At 04:42 PM 7/9/2012, mix...@bigpond.com wrote:
In reply to Abd ul-Rahman Lomax's message of Mon, 09 Jul 2012 13:28:02 -0500:
Hi,
[snip]
>Storms is predicting that the ash with NiH is deuterium.
In order to produce D you need an either n+p or p+p. The former implies a WL
reaction. The latter an f/H reaction. If f/H is involved then is
unlikely to be
much D remaining because the reactions consuming D (such as p+D => He3) are
faster than the p+p reaction by many orders of magnitude.
Regards,
Storms is proposing H + H + e -> D. His general mechanism is a line
of nuclei with electrons in between, confined in a resonant crack. he
writes the reaction that way to emphasized that the electron is
actually incorporated in the fusion, with protons as fuel.

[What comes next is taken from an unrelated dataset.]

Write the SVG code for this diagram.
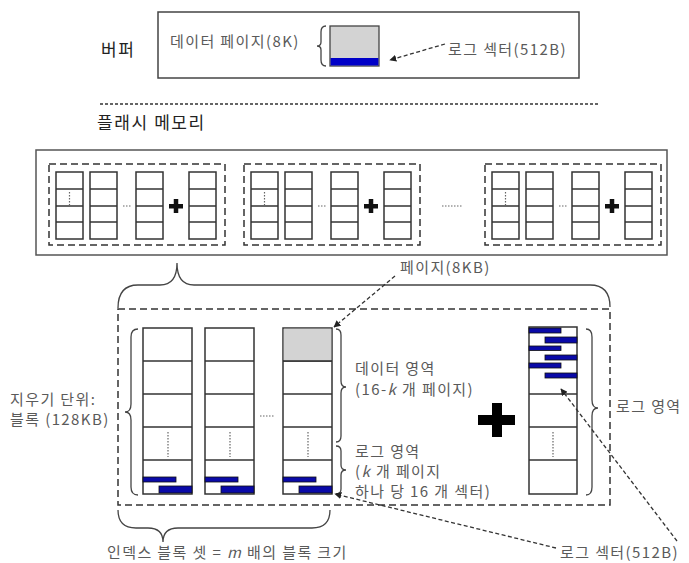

With
deuterons, it is not sucked in. D + e + D -> He-4. With a mixture of
D and H, he predicts tritium. D + e + H -> T. Looks like the electron
is incorporated.
I have some serious problems with his mechanism. Just noting that he
does predict deuterium, and it's not impossible, and would be
difficult to detect until there was substantial build-up.
He-3 isn't observed. Tritium is.
Predictions of reaction cross-section based on standard fusion
reactions could be wildly off. The concentration of D in the hydrogen
would be very small at first. I.e., natural incidence.
Frankly, though, I have trouble remembering stuff I don't understand.
Maybe I remember it wrong. This is Storms new paper, it's up on the web.